(DATASET SECTION)
☆ ☆ ☆ ☆ ☆ ☆ ☆
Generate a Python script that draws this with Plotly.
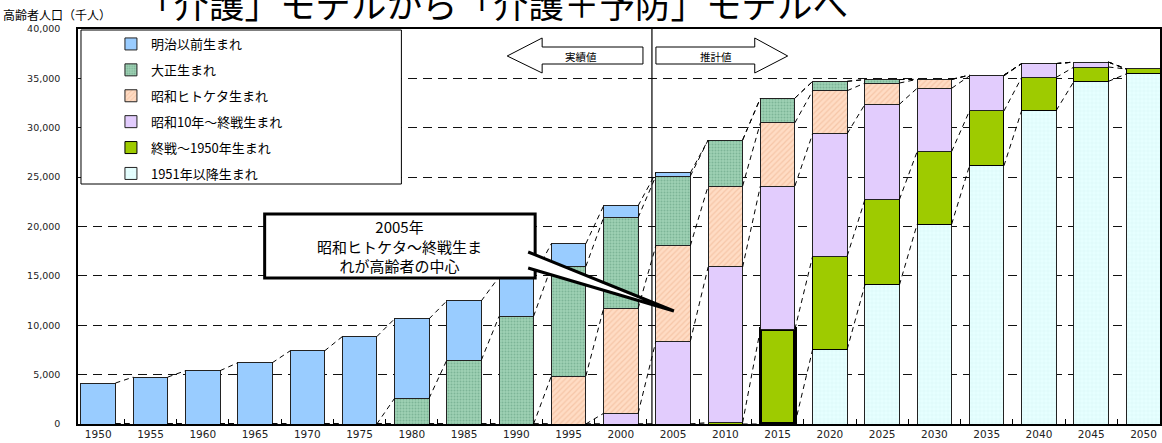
import plotly.graph_objects as go

# ---------------- data (千人) ----------------
years = [1950, 1955, 1960, 1965, 1970, 1975, 1980, 1985, 1990, 1995, 2000,
         2005, 2010, 2015, 2020, 2025, 2030, 2035, 2040, 2045, 2050]
year_labels = [str(y) for y in years]

after1951 = [0]*14 + [7560, 14080, 20250, 26150, 31750, 34700, 35450]
sengo = [0]*12 + [150, 9600, 9440, 8650, 7350, 5550, 3350, 1450, 500]
showa10 = [0]*10 + [1080, 8400, 15750, 14500, 12400, 9650, 6400, 3550, 1400, 500, 0]
hitoketa = [0]*9 + [4860, 10620, 9660, 8200, 6400, 4350, 2150, 900, 80, 0, 0, 0]
taisho = [0]*6 + [2600, 6470, 10900, 11100, 9200, 7050, 4660, 2500, 950, 350] + [0]*5
meiji = [4150, 4750, 5400, 6200, 7400, 8850, 8050, 6000, 4000, 2300, 1200, 330] + [0]*9

series_names = ["1951年以降生まれ", "終戦～1950年生まれ", "昭和10年～終戦生まれ",
                "昭和ヒトケタ生まれ", "大正生まれ", "明治以前生まれ"]
series_values = [after1951, sengo, showa10, hitoketa, taisho, meiji]

y_ticks = [0, 5000, 10000, 15000, 20000, 25000, 30000, 35000, 40000]

# ---------------- styles ----------------
JP = "Noto Sans CJK JP"
styles = [
    dict(color="#e6ffff", pattern=dict(shape="+", fgcolor="#cdeeee", size=4, solidity=0.15)),
    dict(color="#9ecb00"),
    dict(color="#e2ccfd"),
    dict(color="#ffdcc4", pattern=dict(shape="/", fgcolor="#f6c6a8", size=4, solidity=0.3)),
    dict(color="#9fd2b5", pattern=dict(shape=".", fgcolor="#7db597", size=3, solidity=0.35)),
    dict(color="#99ccff"),
]

W, H = 1162, 443
ML, MR, MT, MB = 78, 0, 29, 19
PW, PH = W - ML - MR, H - MT - MB
BARW = 0.66
XR = [-0.387, -0.387 + PW / 52.36]


def px(x):
    return (x - ML) / PW


def py(y):
    return (H - MB - y) / PH


fig = go.Figure()
xs = list(range(len(years)))
n_series = len(series_names)
for k, (name, vals) in enumerate(zip(series_names, series_values)):
    st = styles[k]
    lw = [1] * len(years)
    if k == 1:
        lw[years.index(2015)] = 3.5
    marker = dict(color=st["color"], line=dict(color="#222" if k != 1 else "#000", width=lw))
    if "pattern" in st:
        p = dict(st["pattern"])
        p["bgcolor"] = st["color"]
        p["fillmode"] = "replace"
        marker["pattern"] = p
    fig.add_trace(go.Bar(x=xs, y=vals, width=BARW, name=name, marker=marker,
                         legendgroup=name, legendrank=n_series - k))

# series lines (dashed connectors between stacked tops)
cum = [0] * len(years)
for k, vals in enumerate(series_values):
    cum = [c + v for c, v in zip(cum, vals)]
    lx, ly = [], []
    for i in range(len(years) - 1):
        lx += [i + BARW / 2, i + 1 - BARW / 2, None]
        ly += [cum[i], cum[i + 1], None]
    fig.add_trace(go.Scatter(x=lx, y=ly, mode="lines", showlegend=False,
                             line=dict(color="#000", width=1, dash="5px,4px"),
                             hoverinfo="skip"))

shapes = []
# legend box
shapes.append(dict(type="rect", xref="paper", yref="paper", x0=px(81), x1=px(402),
                   y0=py(184), y1=py(30), fillcolor="white",
                   line=dict(color="black", width=1), layer="above"))
# divider
shapes.append(dict(type="line", xref="paper", yref="paper", x0=px(653), x1=px(653),
                   y0=0, y1=1, line=dict(color="black", width=1.2), layer="above"))


def poly(pts):
    s = "M" + " L".join(f"{px(a):.5f},{py(b):.5f}" for a, b in pts) + " Z"
    return s


left_arrow = [(508, 56), (543, 38), (543, 47), (644, 47), (644, 64), (543, 64), (543, 73)]
right_arrow = [(789, 56), (756, 38), (756, 47), (657, 47), (657, 64), (756, 64), (756, 73)]
for pts in (left_arrow, right_arrow):
    shapes.append(dict(type="path", xref="paper", yref="paper", path=poly(pts),
                       fillcolor="white", line=dict(color="black", width=1), layer="above"))

# callout
shapes.append(dict(type="rect", xref="paper", yref="paper", x0=px(265), x1=px(536),
                   y0=py(278), y1=py(214), fillcolor="white",
                   line=dict(color="black", width=3), layer="above"))
wedge = f"M{px(529):.5f},{py(252):.5f} L{px(675):.5f},{py(311):.5f} L{px(529):.5f},{py(268):.5f}"
shapes.append(dict(type="path", xref="paper", yref="paper", path=wedge,
                   fillcolor="white", line=dict(color="black", width=3), layer="above"))

annotations = [
    dict(text="「介護」モデルから「介護＋予防」モデルへ", xref="paper", yref="paper",
         x=px(136), y=py(30), xanchor="left", yanchor="bottom", showarrow=False,
         font=dict(family=JP, size=35.5, color="black")),
    dict(text="高齢者人口（千人）", xref="paper", yref="paper", x=px(1), y=py(14),
         xanchor="left", yanchor="middle", showarrow=False,
         font=dict(family=JP, size=12, color="black")),
    dict(text="実績値", xref="paper", yref="paper", x=px(582), y=py(56),
         xanchor="center", yanchor="middle", showarrow=False,
         font=dict(family=JP, size=10.5, color="black")),
    dict(text="推計値", xref="paper", yref="paper", x=px(717), y=py(56),
         xanchor="center", yanchor="middle", showarrow=False,
         font=dict(family=JP, size=10.5, color="black")),
    dict(text="2005年<br>昭和ヒトケタ～終戦生ま<br>れが高齢者の中心", xref="paper", yref="paper",
         x=px(400), y=py(246), xanchor="center", yanchor="middle", showarrow=False,
         align="center", font=dict(family=JP, size=15, color="black")),
]

fig.update_layout(
    width=W, height=H, margin=dict(l=ML, r=MR, t=MT, b=MB),
    plot_bgcolor="white", paper_bgcolor="white",
    barmode="stack",
    shapes=shapes, annotations=annotations,
    legend=dict(x=px(111), y=py(29), xanchor="left", yanchor="top",
                traceorder="grouped", tracegroupgap=6,
                bgcolor="rgba(0,0,0,0)", borderwidth=0,
                font=dict(family=JP, size=13, color="black")),
    font=dict(family=JP),
)
fig.update_xaxes(range=XR, tickmode="array", tickvals=xs, ticktext=year_labels,
                 ticks="", showgrid=False, zeroline=False,
                 showline=True, linecolor="black", linewidth=1.5, mirror=True,
                 tickfont=dict(family="DejaVu Sans", size=10.5, color="#222"),
                 minor=dict(tickmode="array", tickvals=[i + 0.5 for i in range(-1, 21)],
                            ticks="inside", ticklen=5, tickcolor="black", tickwidth=1,
                            showgrid=False))
fig.update_yaxes(range=[0, 40000], tickmode="array", tickvals=y_ticks,
                 tickformat=",", ticks="", showgrid=True, gridcolor="#111",
                 griddash="9px,6px", gridwidth=1, zeroline=False,
                 showline=True, linecolor="black", linewidth=1.5, mirror=True,
                 ticklabelstandoff=14,
                 tickfont=dict(family="DejaVu Sans", size=9.5, color="#222"))

fig.write_html("out.html", config={"displayModeBar": False},
               post_script="document.body.style.margin='0';")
☆ ☆ ☆ ☆ ☆ ☆ ☆
(REQUIREMENT)
Write down every line from the opening of the listing to the line with "year_labels = [str(y) for y in years]", both included, and nothing else; the pictures are omitted.

(THE REPLY)
Generate a Python script that draws this with Plotly.
import plotly.graph_objects as go

# ---------------- data (千人) ----------------
years = [1950, 1955, 1960, 1965, 1970, 1975, 1980, 1985, 1990, 1995, 2000,
         2005, 2010, 2015, 2020, 2025, 2030, 2035, 2040, 2045, 2050]
year_labels = [str(y) for y in years]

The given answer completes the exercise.